▶ [Data extract]
________________________
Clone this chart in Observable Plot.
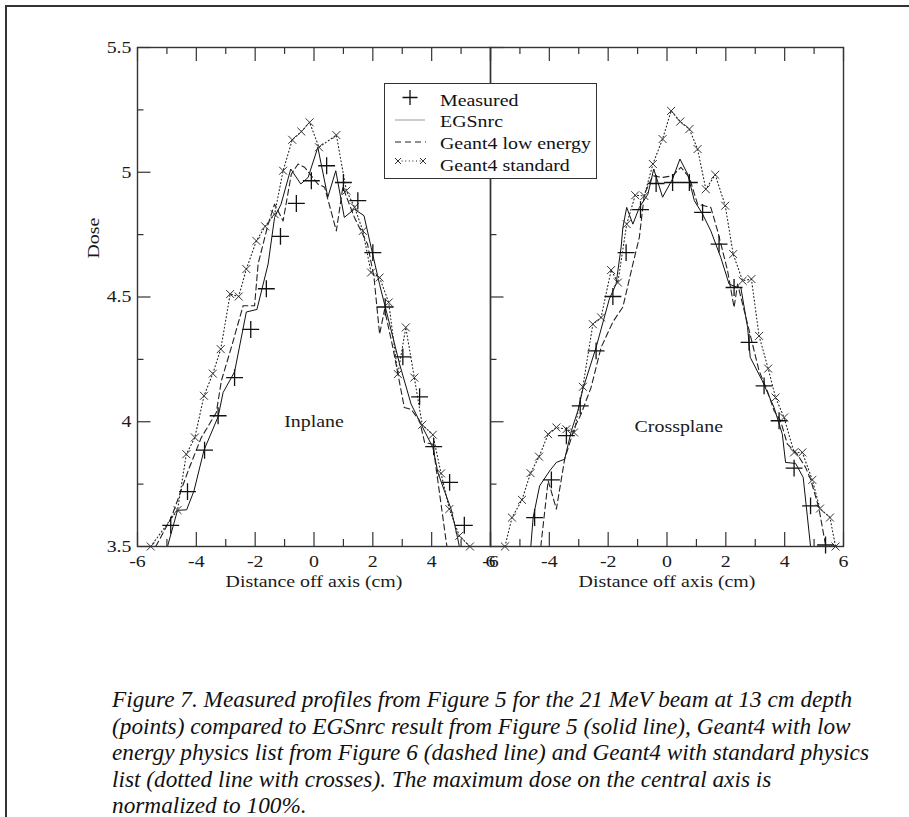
<!DOCTYPE html>
<html><head><meta charset="utf-8">
<script src="https://cdn.jsdelivr.net/npm/d3@7"></script>
<script src="https://cdn.jsdelivr.net/npm/@observablehq/plot@0.6"></script>
<style>
html,body{margin:0;padding:0;background:#fff;overflow:hidden;width:909px;height:817px;}
#box{position:absolute;left:5px;top:5px;width:1000px;height:1000px;border:2px solid #333;box-sizing:border-box;}
#chart{position:absolute;left:0;top:0;}
#legend{position:absolute;left:384px;top:83px;width:213px;height:96px;border:1.3px solid #333;background:#fff;box-sizing:border-box;font-family:'Liberation Serif','Times New Roman',serif;font-size:17px;color:#111;}
#legend .row{position:absolute;left:0;width:100%;height:22px;}
#legend svg{position:absolute;left:0;top:0;}
#legend span{position:absolute;left:55px;line-height:17px;white-space:nowrap;transform:scaleX(1.17);transform-origin:left center;}
#caption{position:absolute;left:112px;top:686px;font-family:'Liberation Serif','Times New Roman',serif;font-style:italic;font-size:24px;line-height:26.5px;white-space:nowrap;color:#111;transform:scaleX(0.97);transform-origin:left top;}
</style></head><body>
<div id="box"></div>
<div id="chart"></div>
<div id="legend"></div>
<div id="caption"></div>
<script>
// ---------- data ----------
const panels = ["Inplane", "Crossplane"];
const seriesNames = ["Measured", "EGSnrc", "Geant4 low energy", "Geant4 standard"];

// Inplane
const inMeasX = [-4.87, -4.30, -3.72, -3.26, -2.70, -2.15, -1.62, -1.14, -0.60, -0.09, 0.43, 1.00, 1.49, 2.00, 2.42, 3.02, 3.59, 4.07, 4.61, 5.11];
const inMeasY = [3.585, 3.72, 3.886, 4.024, 4.177, 4.37, 4.533, 4.743, 4.875, 4.966, 5.026, 4.959, 4.886, 4.678, 4.46, 4.26, 4.10, 3.90, 3.757, 3.585];

const inEgsX = [-4.98, -4.64, -4.33, -4.08, -3.74, -3.26, -3.09, -2.70, -2.30, -1.94, -1.56, -1.34, -1.12, -0.79, -0.45, -0.20, 0.13, 0.47, 0.74, 1.03, 1.37, 1.70, 1.94, 2.23, 2.57, 2.91, 3.30, 3.64, 4.04, 4.21, 4.43, 4.66, 4.88, 4.94];
const inEgsY = [3.5, 3.645, 3.647, 3.723, 3.886, 4.02, 4.117, 4.20, 4.44, 4.45, 4.632, 4.819, 4.872, 5.013, 4.953, 4.979, 5.10, 4.90, 5.006, 4.819, 4.852, 4.826, 4.70, 4.55, 4.391, 4.231, 4.071, 3.99, 3.897, 3.797, 3.724, 3.65, 3.536, 3.5];

const inLowX = [-5.38, -4.85, -4.28, -3.83, -3.32, -3.15, -2.81, -2.41, -2.02, -1.90, -1.56, -1.34, -1.05, -0.77, -0.54, -0.32, 0.13, 0.36, 0.76, 0.98, 1.37, 1.82, 2.04, 2.23, 2.40, 2.68, 3.07, 3.30, 3.59, 3.76, 4.04, 4.26, 4.49, 4.52];
const inLowY = [3.5, 3.616, 3.803, 3.937, 4.037, 4.164, 4.298, 4.465, 4.465, 4.632, 4.792, 4.872, 4.805, 4.993, 5.033, 5.02, 4.953, 4.94, 4.765, 4.94, 4.82, 4.712, 4.578, 4.351, 4.45, 4.298, 4.057, 4.05, 4.004, 3.917, 3.91, 3.72, 3.523, 3.5];

const inStdX = [-5.55, -4.64, -4.34, -4.05, -3.74, -3.44, -3.17, -2.85, -2.56, -2.30, -1.96, -1.66, -1.34, -1.05, -0.74, -0.43, -0.15, 0.17, 0.76, 1.10, 1.38, 1.66, 1.94, 2.23, 2.54, 2.85, 3.12, 3.41, 3.68, 4.04, 4.32, 4.60, 4.94, 5.30];
const inStdY = [3.5, 3.646, 3.87, 3.937, 4.104, 4.193, 4.291, 4.512, 4.502, 4.612, 4.725, 4.783, 4.832, 5.006, 5.13, 5.163, 5.20, 5.10, 5.149, 4.926, 4.86, 4.765, 4.598, 4.578, 4.478, 4.191, 4.378, 4.177, 3.988, 3.948, 3.793, 3.65, 3.543, 3.5];

// Crossplane
const crMeasX = [-4.50, -3.93, -3.42, -2.95, -2.41, -1.84, -1.39, -0.90, -0.37, 0.19, 0.76, 1.21, 1.77, 2.28, 2.79, 3.30, 3.81, 4.32, 4.88, 5.39];
const crMeasY = [3.616, 3.767, 3.944, 4.064, 4.284, 4.502, 4.678, 4.85, 4.955, 4.959, 4.959, 4.839, 4.712, 4.538, 4.318, 4.144, 4.004, 3.814, 3.663, 3.506];

const crEgsX = [-4.63, -4.55, -4.33, -3.99, -3.76, -3.48, -3.25, -3.03, -2.86, -2.41, -1.96, -1.73, -1.56, -1.50, -1.37, -1.16, -0.94, -0.65, -0.45, -0.15, 0.19, 0.44, 0.70, 0.93, 1.21, 1.49, 1.83, 2.11, 2.40, 2.51, 2.74, 2.83, 3.24, 3.64, 3.92, 4.03, 4.37, 4.63, 4.88];
const crEgsY = [3.5, 3.616, 3.743, 3.803, 3.837, 3.85, 3.964, 4.044, 4.131, 4.298, 4.492, 4.552, 4.70, 4.779, 4.859, 4.792, 4.859, 4.912, 5.013, 4.90, 4.973, 5.053, 4.993, 4.886, 4.832, 4.765, 4.658, 4.552, 4.538, 4.538, 4.378, 4.258, 4.164, 4.057, 3.95, 3.837, 3.833, 3.777, 3.5];

const crLowX = [-4.29, -4.04, -3.76, -3.48, -3.14, -2.92, -2.58, -2.24, -1.84, -1.50, -1.16, -0.94, -0.77, -0.48, -0.15, 0.19, 0.47, 0.76, 1.04, 1.49, 1.72, 2.06, 2.28, 2.40, 2.74, 3.13, 3.41, 3.64, 3.86, 4.09, 4.43, 4.71, 4.88, 5.16, 5.39, 5.45];
const crLowY = [3.5, 3.764, 3.65, 3.85, 3.977, 4.031, 4.138, 4.298, 4.40, 4.46, 4.632, 4.739, 4.912, 4.986, 4.979, 4.986, 5.02, 4.979, 4.872, 4.859, 4.765, 4.605, 4.458, 4.552, 4.391, 4.204, 4.124, 4.044, 4.004, 3.911, 3.87, 3.817, 3.77, 3.656, 3.506, 3.5];

const crStdX = [-5.51, -5.27, -4.93, -4.64, -4.35, -4.04, -3.76, -3.42, -3.16, -2.86, -2.52, -2.24, -1.90, -1.67, -1.37, -1.08, -0.77, -0.48, -0.15, 0.14, 0.45, 0.76, 1.04, 1.32, 1.64, 1.98, 2.25, 2.57, 2.87, 3.13, 3.44, 3.69, 3.98, 4.32, 4.60, 4.94, 5.20, 5.54, 5.73];
const crStdY = [3.5, 3.616, 3.687, 3.794, 3.86, 3.95, 3.977, 3.97, 3.957, 4.14, 4.391, 4.418, 4.608, 4.558, 4.792, 4.908, 4.905, 5.033, 5.133, 5.246, 5.203, 5.173, 5.093, 4.932, 4.99, 4.866, 4.672, 4.565, 4.572, 4.344, 4.213, 4.097, 4.017, 3.877, 3.877, 3.767, 3.652, 3.616, 3.5];

// axes / labels
const xMajor = [-6, -4, -2, 0, 2, 4, 6];
const xMinor = [-5, -3, -1, 1, 3, 5];
const yMajor = [3.5, 4, 4.5, 5, 5.5];
const yMinor = [3.75, 4.25, 4.75, 5.25];
const panelLabelX = [0, 0.4];
const panelLabelY = [4.0, 3.98];
const xTitle = "Distance off axis (cm)";
const yTitle = "Dose";
const captionLines = [
  "Figure 7. Measured profiles from Figure 5 for the 21 MeV beam at 13 cm depth",
  "(points) compared to EGSnrc result from Figure 5 (solid line), Geant4 with low",
  "energy physics list from Figure 6 (dashed line) and Geant4 with standard physics",
  "list (dotted line with crosses). The maximum dose on the central axis is",
  "normalized to 100%."
];

// ---------- build ----------
const rows = (panel, xs, ys) => xs.map((x, i) => ({panel, x, y: ys[i]}));
const measured = [...rows(panels[0], inMeasX, inMeasY), ...rows(panels[1], crMeasX, crMeasY)];
const egs = [...rows(panels[0], inEgsX, inEgsY), ...rows(panels[1], crEgsX, crEgsY)];
const low = [...rows(panels[0], inLowX, inLowY), ...rows(panels[1], crLowX, crLowY)];
const std = [...rows(panels[0], inStdX, inStdY), ...rows(panels[1], crStdX, crStdY)];
const panelLabels = panels.map((p, i) => ({panel: p, x: panelLabelX[i], y: panelLabelY[i]}));

const W = 909, H = 610, mT = 47, mB = 64, mL = 136, mR = 66;
const innerH = H - mT - mB;
const facetW = (W - mL - mR) / 2;
const majorLen = 14, minorLen = 7;
const axisColor = "#333";

const chart = Plot.plot({
  width: W, height: H,
  marginTop: mT, marginBottom: mB, marginLeft: mL, marginRight: mR,
  style: {fontFamily: "'Liberation Serif','Times New Roman',serif", fontSize: "17px", color: "#1a1a1a", background: "transparent", overflow: "visible"},
  fx: {domain: panels, padding: 0, axis: null, label: null},
  x: {domain: [-6, 6], axis: null},
  y: {domain: [3.5, 5.5], axis: null},
  marks: [
    Plot.line(egs, {fx: "panel", x: "x", y: "y", stroke: "#111", strokeWidth: 1, clip: true}),
    Plot.line(low, {fx: "panel", x: "x", y: "y", stroke: "#222", strokeWidth: 1.1, strokeDasharray: "6,3.5", clip: true}),
    Plot.line(std, {fx: "panel", x: "x", y: "y", stroke: "#222", strokeWidth: 1.1, strokeDasharray: "1,2.6", clip: true}),
    Plot.dot(std, {fx: "panel", x: "x", y: "y", symbol: "times", r: 3.7, stroke: "#333", strokeWidth: 1}),
    Plot.dot(measured, {fx: "panel", x: "x", y: "y", symbol: "plus", r: 5.5, stroke: "#111", strokeWidth: 1.3}),
    // inward ticks
    Plot.tickX(xMajor, {x: d => d, insetTop: innerH - majorLen, stroke: axisColor, strokeWidth: 1.2}),
    Plot.tickX(xMinor, {x: d => d, insetTop: innerH - minorLen, stroke: axisColor, strokeWidth: 1.2}),
    Plot.tickX(xMajor, {x: d => d, insetBottom: innerH - majorLen, stroke: axisColor, strokeWidth: 1.2}),
    Plot.tickX(xMinor, {x: d => d, insetBottom: innerH - minorLen, stroke: axisColor, strokeWidth: 1.2}),
    Plot.tickY(yMajor, {y: d => d, insetRight: facetW - majorLen, stroke: axisColor, strokeWidth: 1.2}),
    Plot.tickY(yMinor, {y: d => d, insetRight: facetW - minorLen, stroke: axisColor, strokeWidth: 1.2}),
    Plot.frame({stroke: axisColor, strokeWidth: 1.4}),
    Plot.axisX({ticks: xMajor, tickSize: 0, tickPadding: 8, tickFormat: d => String(d), label: null, fill: "#1a1a1a"}),
    Plot.axisY({ticks: yMajor, tickSize: 0, tickPadding: 6, tickFormat: d => String(d), label: null, fill: "#1a1a1a"}),
    Plot.text(panelLabels, {fx: "panel", x: "x", y: "y", text: "panel", fill: "#1a1a1a"}),
    Plot.text([xTitle], {text: d => d, frameAnchor: "bottom", dy: 40, fill: "#1a1a1a"}),
    Plot.text([yTitle], {fx: [panels[0]], text: d => d, frameAnchor: "top-left", dx: -51, dy: 211, rotate: -90, fill: "#1a1a1a"})
  ]
});

// widen glyphs horizontally to match the reference typeface proportions
chart.querySelectorAll("text").forEach(t => {
  const tr = t.getAttribute("transform");
  if (tr) t.setAttribute("transform", tr + " scale(1.17,1)");
  else {
    const x = +t.getAttribute("x") || 0, y = +t.getAttribute("y") || 0;
    t.setAttribute("transform", `translate(${x},${y}) scale(1.17,1) translate(${-x},${-y})`);
  }
});
document.getElementById("chart").appendChild(chart);

// legend
const legend = document.getElementById("legend");
const symbolSvgs = [
  `<svg width="50" height="22"><path d="M25,4 V19 M17.5,11.5 H32.5" stroke="#111" stroke-width="1.3" fill="none"/></svg>`,
  `<svg width="50" height="22"><path d="M10,12 H40" stroke="#999" stroke-width="1" fill="none"/></svg>`,
  `<svg width="50" height="22"><path d="M10,12 H41" stroke="#222" stroke-width="1.2" stroke-dasharray="6,4" fill="none"/></svg>`,
  `<svg width="50" height="22"><path d="M13,9 H38" stroke="#222" stroke-width="1.1" stroke-dasharray="1,2.6" fill="none"/><path d="M10,6 L16,12 M16,6 L10,12 M35,6 L41,12 M41,6 L35,12" stroke="#333" stroke-width="1" fill="none"/></svg>`
];
const rowTops = [0, 22, 44, 66];
seriesNames.forEach((name, i) => {
  const row = document.createElement("div");
  row.className = "row";
  row.style.top = (rowTops[i] + 2) + "px";
  row.innerHTML = symbolSvgs[i] + `<span style="top:${i === 0 ? 6 : 5}px">${name}</span>`;
  legend.appendChild(row);
});

// caption
document.getElementById("caption").innerHTML = captionLines.join("<br>");
</script>
</body></html>
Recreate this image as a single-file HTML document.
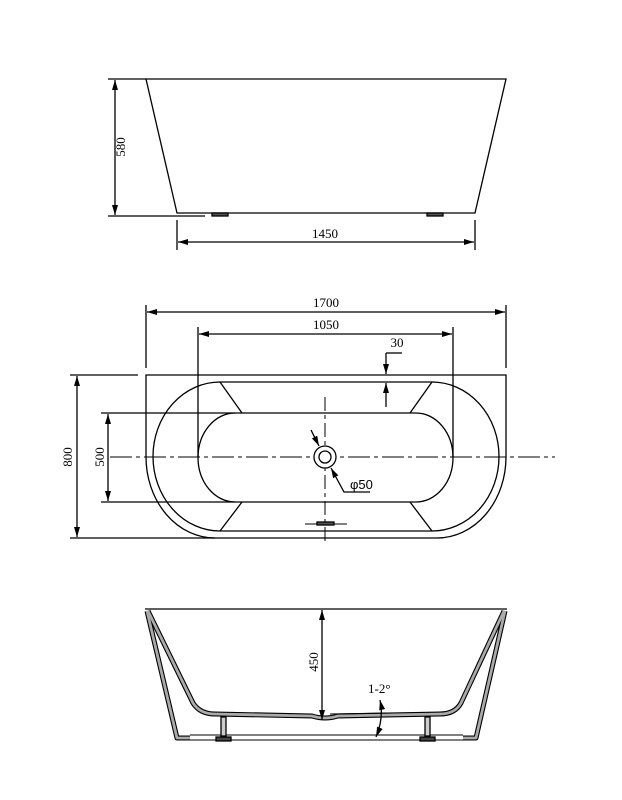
<!DOCTYPE html>
<html><head><meta charset="utf-8"><style>
html,body{margin:0;padding:0;background:#fff;}
svg{display:block;}
text{font-family:"Liberation Serif",serif;font-size:13px;fill:#000;}
.s{font-family:"Liberation Sans",sans-serif;}
</style></head><body>
<svg width="622" height="800" viewBox="0 0 622 800" xmlns="http://www.w3.org/2000/svg">
<defs>
<marker id="a" viewBox="0 0 10 6" refX="10" refY="3" markerWidth="10" markerHeight="6" orient="auto-start-reverse" markerUnits="userSpaceOnUse"><path d="M0,0 L10,3 L0,6 z" fill="#000"/></marker>
</defs>
<g fill="none" stroke="#000" stroke-width="1.3">
<path d="M146,79 L506,79 L475,213 L177,213 Z"/>
<line x1="108" y1="79" x2="146" y2="79"/>
<line x1="108" y1="216" x2="205" y2="216"/>
<line x1="115" y1="80" x2="115" y2="215" marker-start="url(#a)" marker-end="url(#a)"/>
<rect x="212" y="213" width="16" height="3" fill="#555"/>
<rect x="427" y="213" width="16" height="3" fill="#555"/>
<line x1="177" y1="220" x2="177" y2="250"/>
<line x1="475" y1="220" x2="475" y2="250"/>
<line x1="178" y1="242" x2="474" y2="242" marker-start="url(#a)" marker-end="url(#a)"/>

<line x1="146" y1="305" x2="146" y2="368"/>
<line x1="506" y1="305" x2="506" y2="368"/>
<line x1="147" y1="312" x2="505" y2="312" marker-start="url(#a)" marker-end="url(#a)"/>
<line x1="198" y1="327" x2="198" y2="457"/>
<line x1="453" y1="327" x2="453" y2="457"/>
<line x1="199" y1="334" x2="452" y2="334" marker-start="url(#a)" marker-end="url(#a)"/>
<path d="M146,375 L506,375 L506,457 A69,81 0 0 1 437,538 L215,538 A69,81 0 0 1 146,457 Z"/>
<path d="M220,382 L432,382 A67,74.5 0 0 1 432,531 L220,531 A67,74.5 0 0 1 220,382 Z"/>
<path d="M235,413 L416,413 A37,44.5 0 0 1 416,502 L235,502 A37,44.5 0 0 1 235,413 Z"/>
<line x1="220" y1="382" x2="242" y2="413"/>
<line x1="432" y1="382" x2="410" y2="413"/>
<line x1="242" y1="502" x2="220" y2="531"/>
<line x1="410" y1="502" x2="432" y2="531"/>
<line x1="101" y1="413" x2="235" y2="413"/>
<line x1="101" y1="502" x2="235" y2="502"/>
<line x1="108" y1="414" x2="108" y2="501" marker-start="url(#a)" marker-end="url(#a)"/>
<line x1="70" y1="375" x2="138" y2="375"/>
<line x1="70" y1="538" x2="215" y2="538"/>
<line x1="77" y1="376" x2="77" y2="537" marker-start="url(#a)" marker-end="url(#a)"/>
<line x1="110" y1="457" x2="555" y2="457" stroke-width="1" stroke-dasharray="22,4,4,4"/>
<line x1="325" y1="397" x2="325" y2="545" stroke-width="1" stroke-dasharray="14,4,4,4"/>
<circle cx="325" cy="457" r="11" fill="#fff"/>
<circle cx="325" cy="457" r="6"/>
<line x1="311" y1="430" x2="319" y2="446" marker-end="url(#a)"/>
<polyline points="331,468 344,492 370,492" marker-start="url(#a)"/>
<line x1="386" y1="353" x2="386" y2="374" marker-end="url(#a)"/>
<line x1="386" y1="407" x2="386" y2="383" marker-end="url(#a)"/>
<line x1="386" y1="353" x2="402" y2="353"/>
<line x1="305" y1="524" x2="347" y2="524" stroke-width="1"/>
<rect x="317" y="522" width="17" height="3" fill="#555"/>

<line x1="145" y1="609" x2="507" y2="609"/>
<g stroke="#000" stroke-width="5" stroke-linejoin="round">
<path d="M147,611 L177,738 L190,738"/>
<path d="M505,611 L476,738 L463,738"/>
<path d="M148,611 L193,703 Q200,714 215,714 L312,716 Q325,720 338,716 L440,714 Q455,714 461,703 L504,611"/>
</g>
<g stroke="#aaa" stroke-width="2.8" stroke-linejoin="round">
<path d="M147,611 L177,738 L190,738"/>
<path d="M505,611 L476,738 L463,738"/>
<path d="M148,611 L193,703 Q200,714 215,714 L312,716 Q325,720 338,716 L440,714 Q455,714 461,703 L504,611"/>
</g>
<line x1="190" y1="735" x2="463" y2="735" stroke-width="1"/>
<line x1="190" y1="740" x2="463" y2="740" stroke-width="1"/>
<rect x="221" y="717" width="5" height="19" fill="#ccc"/>
<rect x="216" y="737" width="15" height="4" fill="#444"/>
<rect x="425" y="717" width="5" height="19" fill="#ccc"/>
<rect x="420" y="737" width="15" height="4" fill="#444"/>
<line x1="322" y1="610" x2="322" y2="720" marker-start="url(#a)" marker-end="url(#a)"/>
<line x1="330" y1="714" x2="390" y2="713" stroke-width="1"/>
<path d="M380,700 Q384,718 376,737" marker-start="url(#a)" marker-end="url(#a)"/>
</g>
<text x="325" y="238" text-anchor="middle">1450</text>
<text transform="translate(125,147) rotate(-90)" text-anchor="middle">580</text>
<text x="326" y="307" text-anchor="middle">1700</text>
<text x="326" y="329" text-anchor="middle">1050</text>
<text x="397" y="347" text-anchor="middle">30</text>
<text transform="translate(104,457) rotate(-90)" text-anchor="middle">500</text>
<text transform="translate(72,457) rotate(-90)" text-anchor="middle">800</text>
<text x="350" y="489" class="s">φ50</text>
<text transform="translate(318,662) rotate(-90)" text-anchor="middle">450</text>
<text x="368" y="693">1-2°</text>
</svg>
</body></html>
________________________
▶ [Exercise prompt] In the entries above, count each line that holds "this". Give the total and nothing else.

▶ [Solution] 2